Perhaps that is why the Three-year-old is eternally happy. He seems to understand what is important. His rules for living are simple. Keep mommy and daddy close by. Get candy from Grandma. Make eyes at the new aunt from American who gives him undivided attention. Dragons must stay on the inside of the castle, ogres on the outside. Your castle may have a crocodile (presumably for the mote), but may not have a shark. We may shoot you, but you do not necessarily have to die when we do. And a good Batman costume should always come with a mask.

There's something to be learnt from the little one. My days are filled with the compulsion to move endlessly forward, considering anything that stops me a hindrance that must be overcome.
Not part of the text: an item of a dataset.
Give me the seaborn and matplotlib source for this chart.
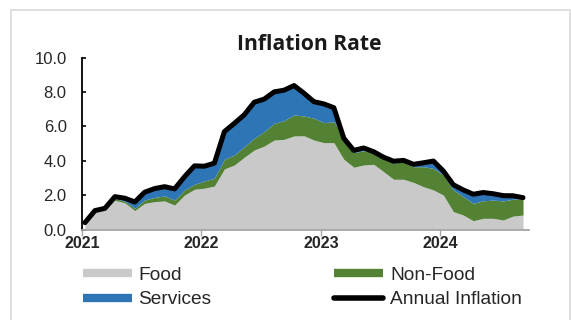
import numpy as np
import pandas as pd
import matplotlib
matplotlib.use("Agg")
import matplotlib.pyplot as plt
from matplotlib.lines import Line2D
from matplotlib.patches import Rectangle
import seaborn as sns

# ---- data (monthly, Jan 2021 - Sep 2024) ----
food = [0.35, 1.00, 1.15, 1.70, 1.55, 1.10, 1.52, 1.62, 1.66, 1.42, 2.00, 2.34,
        2.40, 2.53, 3.52, 3.75, 4.20, 4.62, 4.85, 5.20, 5.24, 5.44, 5.45, 5.20,
        5.05, 5.05, 4.08, 3.62, 3.75, 3.79, 3.36, 2.92, 2.92, 2.74, 2.49, 2.30,
        2.00, 1.04, 0.84, 0.51, 0.65, 0.65, 0.55, 0.78, 0.84]
non_food = [0.00, 0.00, 0.00, 0.10, 0.10, 0.13, 0.19, 0.25, 0.29, 0.29, 0.30, 0.29,
            0.42, 0.45, 0.56, 0.58, 0.61, 0.68, 0.84, 0.97, 1.09, 1.22, 1.15, 1.27,
            1.16, 1.22, 1.32, 0.85, 0.83, 0.68, 0.78, 0.93, 1.02, 0.91, 1.16, 1.25,
            1.17, 1.26, 1.07, 1.01, 1.02, 1.06, 1.11, 0.98, 0.94]
services = [0.05, 0.10, 0.08, 0.11, 0.17, 0.37, 0.46, 0.51, 0.54, 0.65, 0.77, 1.07,
            0.86, 0.88, 1.61, 1.84, 1.86, 2.10, 1.89, 2.00, 1.85, 1.85, 1.32, 0.96,
            1.09, 0.81, 0.00, 0.13, 0.20, 0.05, 0.06, 0.12, 0.08, 0.14, 0.23, 0.43,
            0.23, 0.30, 0.39, 0.53, 0.48, 0.37, 0.31, 0.20, 0.07]
annual = [0.40, 1.10, 1.23, 1.91, 1.82, 1.60, 2.17, 2.38, 2.49, 2.36, 3.07, 3.70,
          3.68, 3.86, 5.69, 6.17, 6.67, 7.40, 7.58, 8.00, 8.10, 8.37, 7.92, 7.43,
          7.30, 7.08, 5.30, 4.60, 4.74, 4.52, 4.20, 3.97, 4.02, 3.79, 3.88, 3.98,
          3.40, 2.60, 2.30, 2.05, 2.15, 2.08, 1.97, 1.96, 1.85]
year_labels = ["2021", "2022", "2023", "2024"]
y_ticks = [0, 2, 4, 6, 8, 10]
series_names = ["Food", "Non-Food", "Services", "Annual Inflation"]

df = pd.DataFrame({"month": np.arange(len(food)), "Food": food,
                   "Non-Food": non_food, "Services": services,
                   "Annual Inflation": annual})

sns.set_theme(style="white")
plt.rcParams["font.family"] = ["Liberation Sans", "DejaVu Sans"]

C_FOOD = "#c9c9c9"
C_NONFOOD = "#548235"
C_SERV = "#2e75b6"

fig = plt.figure(figsize=(5.71, 3.2), dpi=100)
fig.patch.set_facecolor("white")
fig.patches.append(Rectangle((11 / 571, -0.1), 559 / 571, 1.1 - 10 / 320,
                             transform=fig.transFigure, fill=False,
                             edgecolor="#d9d9d9", lw=1.2, zorder=0))

ax = fig.add_axes([82 / 571, 1 - 229.5 / 320, 447 / 571, 172 / 320])
ax.set_facecolor("white")

ax.stackplot(df["month"], df["Food"], df["Non-Food"], df["Services"],
             colors=[C_FOOD, C_NONFOOD, C_SERV], linewidth=0)
sns.lineplot(data=df, x="month", y="Annual Inflation", ax=ax, color="black",
             lw=3.6, legend=False, solid_capstyle="round")

ax.set_xlim(-0.3, 44.6)
ax.set_ylim(0, 10)
ax.set_xticks([-0.3 + 12 * k for k in range(len(year_labels))])
ax.set_xticklabels(year_labels, fontweight="bold", fontsize=11.5)
ax.set_yticks(y_ticks)
ax.set_yticklabels([f"{v:.1f}" for v in y_ticks], fontsize=12, color="#262626")
ax.set_xlabel("")
ax.set_ylabel("")

for s in ["top", "right"]:
    ax.spines[s].set_visible(False)
ax.spines["left"].set_color("black")
ax.spines["left"].set_linewidth(1.3)
ax.spines["bottom"].set_color("#a6a6a6")
ax.spines["bottom"].set_linewidth(1.3)
ax.tick_params(axis="y", direction="in", length=3, width=1.2, color="black",
               pad=11, left=True)
ax.tick_params(axis="x", direction="out", length=4, width=1, color="#a6a6a6",
               pad=1, bottom=True)

fig.text(309 / 571, 1 - 45 / 320, "Inflation Rate", ha="center", va="center",
         fontsize=15.2, fontweight="bold", family=["Open Sans", "DejaVu Sans"],
         color="#1a1a1a")

handles = [Line2D([], [], color=C_FOOD, lw=6, solid_capstyle="butt"),
           Line2D([], [], color=C_SERV, lw=6, solid_capstyle="butt"),
           Line2D([], [], color=C_NONFOOD, lw=6, solid_capstyle="butt"),
           Line2D([], [], color="black", lw=4, solid_capstyle="round")]
labels = [series_names[0], series_names[2], series_names[1], series_names[3]]
fig.legend(handles, labels, ncol=2, loc="upper left",
           bbox_to_anchor=(77 / 571, 1 - 261 / 320), frameon=False,
           prop={"size": 13.8, "family": ["Liberation Sans", "DejaVu Sans"]},
           handlelength=2.55, handletextpad=0.36,
           columnspacing=6.4, labelspacing=0.36, borderaxespad=0, borderpad=0.3)

fig.savefig("out.png", dpi=100, facecolor="white")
There's little time for song and dance, and certainly no room at all for small luxuries. All the baby animals must be saved! And they must be saved now! In the meantime, I've ignored the world around me. Arctic, jungle, and desert have all melded into blur. God's wonders have become hazy and indistinct.

Perhaps it's time to institute rules of living from the Three-year-old.

Wander aimlessly for awhile. Keep loved ones close by. Be extra nice to those who want to give me undivided attention. Let the good guys into the castle, keep the bad guys out. Just because I get shot down doesn't necessarily mean I have to be down for the count. Don't be so afraid of going backwards for a little bit. Enjoy cheese puffs.

And, of course, when purchasing a Batman costume, always look for one with a mask.